I take one last look around to make sure I didn’t forget anything.
Everything is boxed up, ready for the movers. My antique typewriter. My pens and pads. My computer with it’s better-than-sex wave keyboard. All my reference books.
I’m happy to be leaving, and excited about where I’m going. But I’m also kinda sad too. Bittersweet, I guess they call it. After all, I’ve been in this place a long time.
Yep. I’m moving to
Diabetes Mine, Amy Tenderich’s diabetes über blog, where I’ll be penning a new column for her site.
I’ve been reading Amy since 2005. And that’s 2005 B.C., people. Or at least it seems that long. I’ve always called her site “the New York Times of diabetes.” Yes, technically it’s a blog, and written with blog flare, but it’s really an unparalleled news site. If it’s happening in diabetes, Amy already knows about it.
I check her site each morning before I go to the clinic. I figure if they cured diabetes overnight while I was sleeping, Amy will have the scoop. And if they cured diabetes overnight while I was sleeping, there’s really no reason for me to commute to the clinic, now is there? I’d need to stay home polishing my resume and planning a new career. I think I might enjoy writing trashy romance novels for my next act. Whaddaya think?
Anyway, given how I feel about the site, I jumped at the chance to join her team when the chance came along. Amy has long limited Diabetes Mine to Mondays-Fridays, but like any major paper, it’s time to take on the weekend. And thus was born the Weekend Edition.
The column I’ll be writing is called
Ask D’Mine. It’s a Q&A thing. So yeah, I’m now like the Diabetes Dear Abby.

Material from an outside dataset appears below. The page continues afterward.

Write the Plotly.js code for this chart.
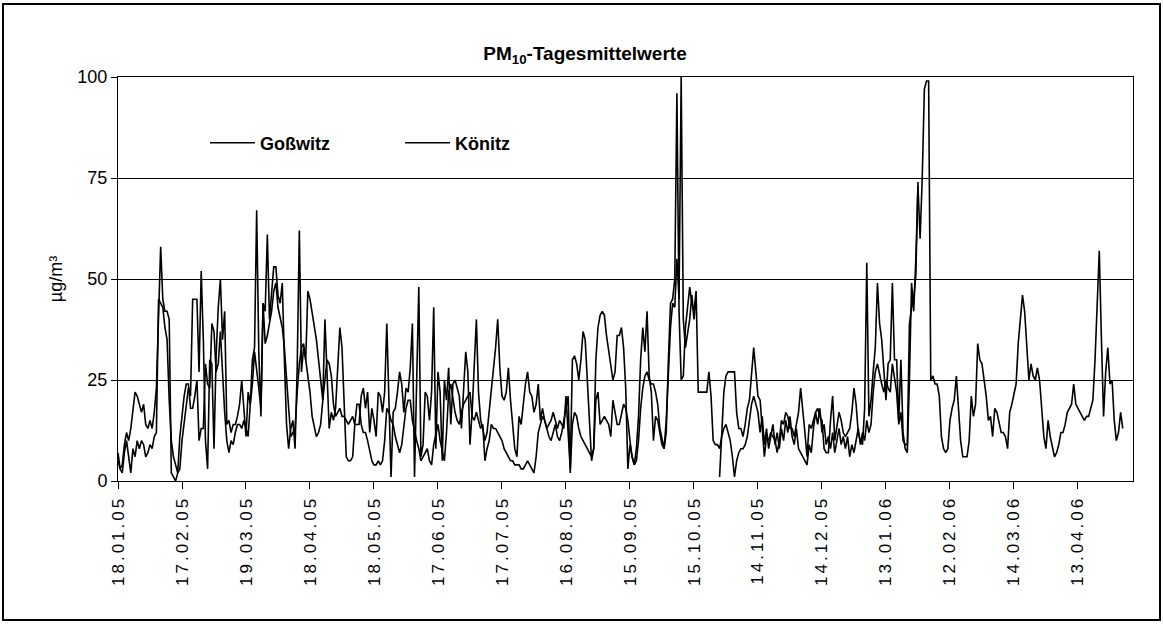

New home. New venue. New format. But count on my style staying the same. Plus you can count on me posting more often, because Amy will personally fly to New Mexico and kill me if I don’t have a column for her every week. No, really, she will. It’s in the contract. Right here…. oh wait… in the fine print it actually says she can send some guys in black trench coats and mirrored sun glasses to kill me; she doesn’t have to do it herself. Ah. But I’m still feeling just as motivated.
I’ll be the main author of the new column. Every once and a while Amy or her right hand woman and rockin’ assistant editor, Allison Blass, may step in to help me with, you know, girl stuff.
I won’t totally give up on
LifeAfterDx. For one thing, I don’t think Amy is going to let me say “fuck,” so I’ll have to check back in here periodically to get it out of my system.
But hey, the first column is up. Right now. Today I’m tackling questions about how to stock up the medicine chest for natural disasters when your insurance company won’t cooperate, whether or not a doc gave a newly diagnosed diabetic bad advice, and infusion confusion for the father of a 16-year-old boy.
Go check it out. Right now.
Wait! Wait! Hold on, I forgot to tell you something! Come back! Come back!
Everyone back in the room again?
OK, what I forgot to say is readers ask the questions.
You can ask the questions. In fact, I want you too. Click on the link. Ask me anything. No holds barred. If I don’t know the answer, I’ll find out.
Alright. I think that’s it. Now you can scoot over to Diabetes Mine and check it out. And be sure to go back again on Sunday to check out the new
Sunday Funnies, which are wickedly funny cartoons about diabetes penned from the warped and wonderful mind of my good D-buddy Haidee Soule Merritt. Yes. Diabetes can be funny and I think it’s good medicine for us to sometimes laugh at our lot in life.